Problem to work on » Retype the lines from the first one in the records down to the line containing "['n', 35, ('b', 111), ['n', 39, ('b', 111), ('b', 107)]]]]]]", counting both, and leave out any pictures.

Recorded data »
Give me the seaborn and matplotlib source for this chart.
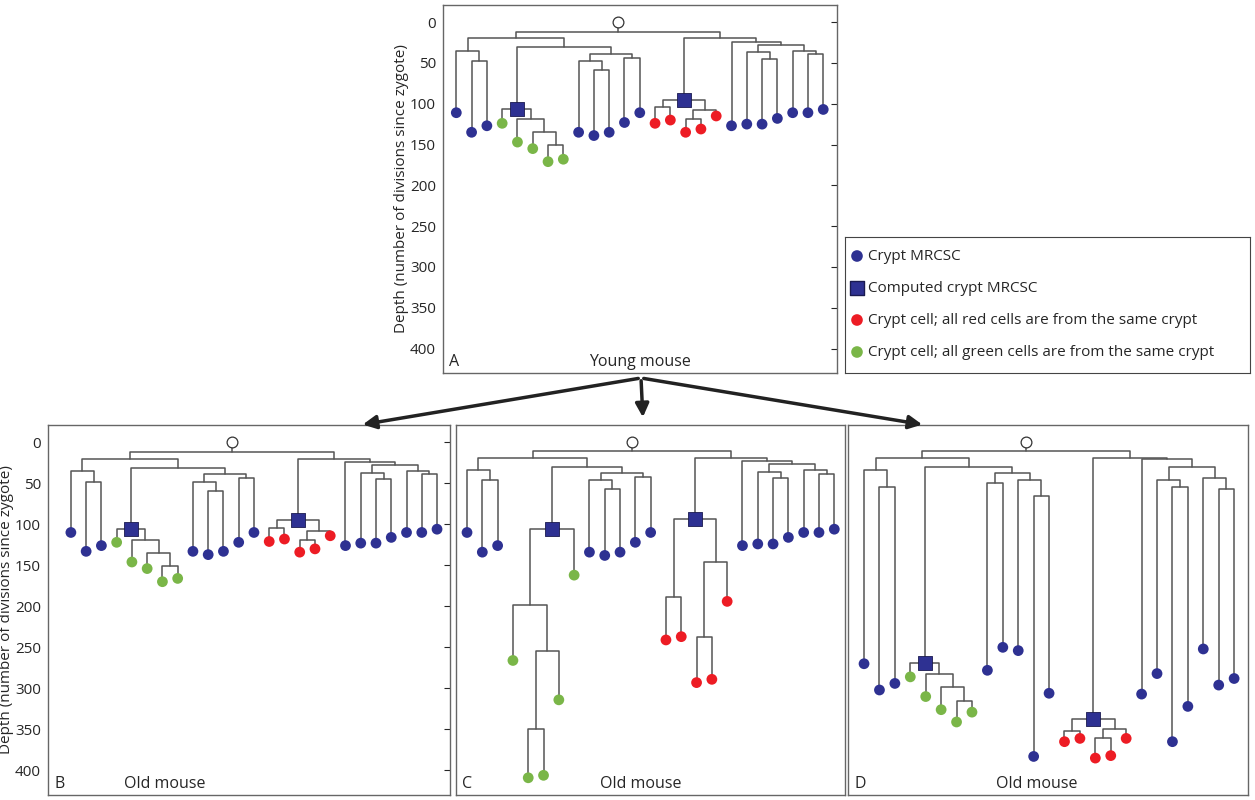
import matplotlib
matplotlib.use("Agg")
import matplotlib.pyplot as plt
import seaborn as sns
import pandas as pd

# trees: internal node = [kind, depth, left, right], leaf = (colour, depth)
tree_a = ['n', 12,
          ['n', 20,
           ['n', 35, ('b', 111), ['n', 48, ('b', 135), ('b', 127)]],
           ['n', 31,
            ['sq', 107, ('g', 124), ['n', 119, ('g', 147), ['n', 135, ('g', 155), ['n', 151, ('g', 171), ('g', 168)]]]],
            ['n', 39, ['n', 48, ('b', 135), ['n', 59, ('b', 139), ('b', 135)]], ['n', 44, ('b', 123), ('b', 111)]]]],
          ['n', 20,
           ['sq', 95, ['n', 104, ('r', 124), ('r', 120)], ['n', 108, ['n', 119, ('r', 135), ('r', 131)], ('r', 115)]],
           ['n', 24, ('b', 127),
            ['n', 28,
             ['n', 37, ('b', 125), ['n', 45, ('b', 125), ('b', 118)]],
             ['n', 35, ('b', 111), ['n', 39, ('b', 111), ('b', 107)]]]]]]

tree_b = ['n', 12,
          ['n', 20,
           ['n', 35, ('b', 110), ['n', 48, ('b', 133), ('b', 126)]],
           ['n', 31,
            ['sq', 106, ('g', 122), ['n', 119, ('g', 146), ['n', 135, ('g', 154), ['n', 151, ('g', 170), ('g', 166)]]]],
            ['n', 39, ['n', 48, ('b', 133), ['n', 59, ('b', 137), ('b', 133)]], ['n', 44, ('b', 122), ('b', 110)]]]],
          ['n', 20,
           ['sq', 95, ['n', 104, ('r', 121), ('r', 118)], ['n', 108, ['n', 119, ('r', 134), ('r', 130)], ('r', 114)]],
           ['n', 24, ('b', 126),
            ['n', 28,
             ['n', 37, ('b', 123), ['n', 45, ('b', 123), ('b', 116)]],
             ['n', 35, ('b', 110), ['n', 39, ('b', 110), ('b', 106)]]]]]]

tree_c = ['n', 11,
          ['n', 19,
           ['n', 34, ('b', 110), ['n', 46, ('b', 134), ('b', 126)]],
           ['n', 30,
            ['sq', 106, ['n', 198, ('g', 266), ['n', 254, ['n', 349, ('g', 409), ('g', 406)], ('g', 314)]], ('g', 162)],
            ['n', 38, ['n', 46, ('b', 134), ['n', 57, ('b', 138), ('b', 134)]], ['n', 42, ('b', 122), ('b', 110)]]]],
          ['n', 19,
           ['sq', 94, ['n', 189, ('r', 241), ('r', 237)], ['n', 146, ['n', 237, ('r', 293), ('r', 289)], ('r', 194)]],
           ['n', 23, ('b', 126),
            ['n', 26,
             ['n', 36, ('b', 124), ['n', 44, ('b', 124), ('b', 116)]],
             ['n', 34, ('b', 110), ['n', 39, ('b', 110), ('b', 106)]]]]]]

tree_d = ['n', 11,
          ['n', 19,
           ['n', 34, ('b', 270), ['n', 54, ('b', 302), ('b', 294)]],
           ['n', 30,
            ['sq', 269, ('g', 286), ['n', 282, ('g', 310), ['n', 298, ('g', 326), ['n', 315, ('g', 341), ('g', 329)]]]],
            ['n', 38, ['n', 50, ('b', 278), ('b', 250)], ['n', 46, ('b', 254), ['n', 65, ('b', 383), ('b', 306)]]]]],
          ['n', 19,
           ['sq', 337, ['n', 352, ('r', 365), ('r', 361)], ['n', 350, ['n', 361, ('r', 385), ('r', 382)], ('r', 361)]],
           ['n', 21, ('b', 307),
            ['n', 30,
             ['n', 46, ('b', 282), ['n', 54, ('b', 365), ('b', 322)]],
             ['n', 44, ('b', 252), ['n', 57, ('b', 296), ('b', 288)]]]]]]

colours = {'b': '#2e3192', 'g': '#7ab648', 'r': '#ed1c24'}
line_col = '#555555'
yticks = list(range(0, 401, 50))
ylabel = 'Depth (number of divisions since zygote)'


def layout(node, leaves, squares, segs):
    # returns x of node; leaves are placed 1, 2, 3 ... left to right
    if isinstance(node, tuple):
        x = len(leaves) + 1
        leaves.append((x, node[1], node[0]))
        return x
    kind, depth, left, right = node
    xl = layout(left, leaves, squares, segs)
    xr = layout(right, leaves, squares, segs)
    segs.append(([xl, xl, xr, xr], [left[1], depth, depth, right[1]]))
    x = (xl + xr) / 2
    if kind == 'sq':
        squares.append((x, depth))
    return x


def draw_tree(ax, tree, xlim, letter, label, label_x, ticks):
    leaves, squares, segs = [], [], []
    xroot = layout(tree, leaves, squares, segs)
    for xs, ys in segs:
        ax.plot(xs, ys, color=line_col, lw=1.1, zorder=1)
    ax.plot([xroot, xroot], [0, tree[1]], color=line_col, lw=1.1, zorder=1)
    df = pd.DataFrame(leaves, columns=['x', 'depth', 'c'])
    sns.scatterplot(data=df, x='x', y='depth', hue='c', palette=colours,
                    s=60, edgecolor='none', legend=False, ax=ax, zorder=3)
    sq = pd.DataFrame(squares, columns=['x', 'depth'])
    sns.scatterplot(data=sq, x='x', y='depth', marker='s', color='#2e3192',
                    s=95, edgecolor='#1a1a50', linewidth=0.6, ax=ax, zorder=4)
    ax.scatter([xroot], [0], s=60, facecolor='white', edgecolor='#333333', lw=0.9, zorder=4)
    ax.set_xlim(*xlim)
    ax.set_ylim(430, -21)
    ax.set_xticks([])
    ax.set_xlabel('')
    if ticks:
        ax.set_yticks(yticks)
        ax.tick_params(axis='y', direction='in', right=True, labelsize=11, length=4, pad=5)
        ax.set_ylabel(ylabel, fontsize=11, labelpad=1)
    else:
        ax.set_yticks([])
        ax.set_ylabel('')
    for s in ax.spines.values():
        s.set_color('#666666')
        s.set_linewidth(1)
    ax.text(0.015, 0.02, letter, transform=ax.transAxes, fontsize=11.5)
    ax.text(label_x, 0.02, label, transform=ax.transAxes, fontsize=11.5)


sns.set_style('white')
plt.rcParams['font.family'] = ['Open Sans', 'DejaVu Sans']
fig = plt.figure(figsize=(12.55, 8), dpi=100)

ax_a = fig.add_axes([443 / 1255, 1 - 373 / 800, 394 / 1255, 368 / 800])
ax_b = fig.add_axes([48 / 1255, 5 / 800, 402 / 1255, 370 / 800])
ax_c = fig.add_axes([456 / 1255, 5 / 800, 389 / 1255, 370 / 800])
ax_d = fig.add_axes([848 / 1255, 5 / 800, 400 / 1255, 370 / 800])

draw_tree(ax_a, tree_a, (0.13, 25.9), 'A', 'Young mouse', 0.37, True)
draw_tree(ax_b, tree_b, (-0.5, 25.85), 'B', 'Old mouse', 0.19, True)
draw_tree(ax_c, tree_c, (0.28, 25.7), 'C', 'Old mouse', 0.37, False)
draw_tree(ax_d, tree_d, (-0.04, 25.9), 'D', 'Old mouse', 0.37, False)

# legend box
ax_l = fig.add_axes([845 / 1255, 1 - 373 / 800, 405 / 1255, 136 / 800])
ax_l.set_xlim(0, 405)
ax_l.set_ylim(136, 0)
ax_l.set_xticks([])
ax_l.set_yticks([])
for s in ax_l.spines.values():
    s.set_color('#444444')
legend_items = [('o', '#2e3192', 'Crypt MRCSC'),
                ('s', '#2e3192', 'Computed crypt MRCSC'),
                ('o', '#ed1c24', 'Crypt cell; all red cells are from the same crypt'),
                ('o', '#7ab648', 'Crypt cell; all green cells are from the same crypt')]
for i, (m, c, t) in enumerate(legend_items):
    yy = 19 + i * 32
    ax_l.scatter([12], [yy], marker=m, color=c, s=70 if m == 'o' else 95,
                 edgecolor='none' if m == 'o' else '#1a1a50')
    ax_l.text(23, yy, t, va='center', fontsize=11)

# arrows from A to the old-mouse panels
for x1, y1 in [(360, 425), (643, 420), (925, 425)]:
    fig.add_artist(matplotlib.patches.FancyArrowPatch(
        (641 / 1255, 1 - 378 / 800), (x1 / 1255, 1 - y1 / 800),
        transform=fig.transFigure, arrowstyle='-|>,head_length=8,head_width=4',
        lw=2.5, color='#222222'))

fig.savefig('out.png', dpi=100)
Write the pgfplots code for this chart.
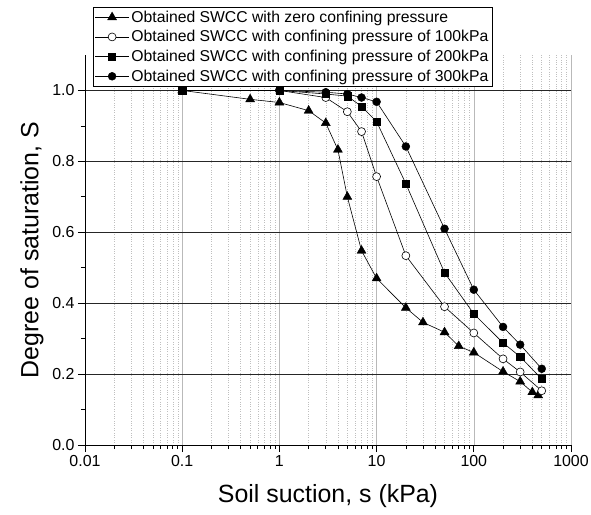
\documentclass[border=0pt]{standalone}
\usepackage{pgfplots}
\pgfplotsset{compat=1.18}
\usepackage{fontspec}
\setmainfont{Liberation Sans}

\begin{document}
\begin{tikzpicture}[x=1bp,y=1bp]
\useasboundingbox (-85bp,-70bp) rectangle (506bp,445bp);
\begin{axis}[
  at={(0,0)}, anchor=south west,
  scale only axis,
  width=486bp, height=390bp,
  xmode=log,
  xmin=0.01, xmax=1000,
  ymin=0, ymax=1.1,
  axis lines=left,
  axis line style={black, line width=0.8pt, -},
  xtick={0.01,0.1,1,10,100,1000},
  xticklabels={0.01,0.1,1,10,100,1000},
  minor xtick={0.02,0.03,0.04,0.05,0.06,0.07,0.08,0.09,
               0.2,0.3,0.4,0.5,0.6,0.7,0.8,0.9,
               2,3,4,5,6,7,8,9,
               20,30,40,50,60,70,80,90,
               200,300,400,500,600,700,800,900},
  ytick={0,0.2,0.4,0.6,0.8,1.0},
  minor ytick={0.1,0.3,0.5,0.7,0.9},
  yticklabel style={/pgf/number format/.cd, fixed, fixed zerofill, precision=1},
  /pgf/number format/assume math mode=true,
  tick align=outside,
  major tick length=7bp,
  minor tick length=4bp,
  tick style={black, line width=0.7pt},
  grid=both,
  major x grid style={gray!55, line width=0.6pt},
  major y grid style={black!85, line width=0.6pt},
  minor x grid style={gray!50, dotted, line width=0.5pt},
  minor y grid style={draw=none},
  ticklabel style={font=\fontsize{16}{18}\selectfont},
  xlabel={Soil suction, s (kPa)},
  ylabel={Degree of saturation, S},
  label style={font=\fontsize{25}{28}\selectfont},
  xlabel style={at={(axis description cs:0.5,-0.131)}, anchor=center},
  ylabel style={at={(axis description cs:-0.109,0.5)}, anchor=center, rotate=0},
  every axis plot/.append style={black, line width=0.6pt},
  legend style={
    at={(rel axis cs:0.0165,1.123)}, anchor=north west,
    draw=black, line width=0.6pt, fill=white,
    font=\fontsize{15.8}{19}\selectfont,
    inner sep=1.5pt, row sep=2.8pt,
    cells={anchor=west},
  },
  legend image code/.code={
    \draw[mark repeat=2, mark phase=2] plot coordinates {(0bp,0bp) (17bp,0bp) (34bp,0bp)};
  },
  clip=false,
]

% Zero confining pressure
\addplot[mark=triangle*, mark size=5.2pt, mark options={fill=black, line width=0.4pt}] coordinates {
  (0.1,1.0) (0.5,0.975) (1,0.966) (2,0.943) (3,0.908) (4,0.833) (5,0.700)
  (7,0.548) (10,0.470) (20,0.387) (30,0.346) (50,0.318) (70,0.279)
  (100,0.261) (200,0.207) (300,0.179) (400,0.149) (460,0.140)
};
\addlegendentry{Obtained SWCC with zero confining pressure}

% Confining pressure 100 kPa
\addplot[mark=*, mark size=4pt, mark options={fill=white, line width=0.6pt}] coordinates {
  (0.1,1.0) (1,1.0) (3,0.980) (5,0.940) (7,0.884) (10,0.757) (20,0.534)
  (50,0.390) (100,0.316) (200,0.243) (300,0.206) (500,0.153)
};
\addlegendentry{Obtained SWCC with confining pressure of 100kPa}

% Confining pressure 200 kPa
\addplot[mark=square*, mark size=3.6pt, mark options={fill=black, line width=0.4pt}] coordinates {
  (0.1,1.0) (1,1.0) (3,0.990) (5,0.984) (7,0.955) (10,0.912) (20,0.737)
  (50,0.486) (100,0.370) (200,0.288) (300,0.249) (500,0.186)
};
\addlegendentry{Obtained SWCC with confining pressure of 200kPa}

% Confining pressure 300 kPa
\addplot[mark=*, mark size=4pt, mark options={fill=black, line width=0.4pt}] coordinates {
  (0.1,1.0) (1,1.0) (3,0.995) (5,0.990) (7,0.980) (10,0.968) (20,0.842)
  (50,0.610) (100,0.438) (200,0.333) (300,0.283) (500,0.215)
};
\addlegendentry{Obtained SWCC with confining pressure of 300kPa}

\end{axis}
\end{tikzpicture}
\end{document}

Response to the exercise »
Give me the seaborn and matplotlib source for this chart.
import matplotlib
matplotlib.use("Agg")
import matplotlib.pyplot as plt
import seaborn as sns
import pandas as pd

# trees: internal node = [kind, depth, left, right], leaf = (colour, depth)
tree_a = ['n', 12,
          ['n', 20,
           ['n', 35, ('b', 111), ['n', 48, ('b', 135), ('b', 127)]],
           ['n', 31,
            ['sq', 107, ('g', 124), ['n', 119, ('g', 147), ['n', 135, ('g', 155), ['n', 151, ('g', 171), ('g', 168)]]]],
            ['n', 39, ['n', 48, ('b', 135), ['n', 59, ('b', 139), ('b', 135)]], ['n', 44, ('b', 123), ('b', 111)]]]],
          ['n', 20,
           ['sq', 95, ['n', 104, ('r', 124), ('r', 120)], ['n', 108, ['n', 119, ('r', 135), ('r', 131)], ('r', 115)]],
           ['n', 24, ('b', 127),
            ['n', 28,
             ['n', 37, ('b', 125), ['n', 45, ('b', 125), ('b', 118)]],
             ['n', 35, ('b', 111), ['n', 39, ('b', 111), ('b', 107)]]]]]]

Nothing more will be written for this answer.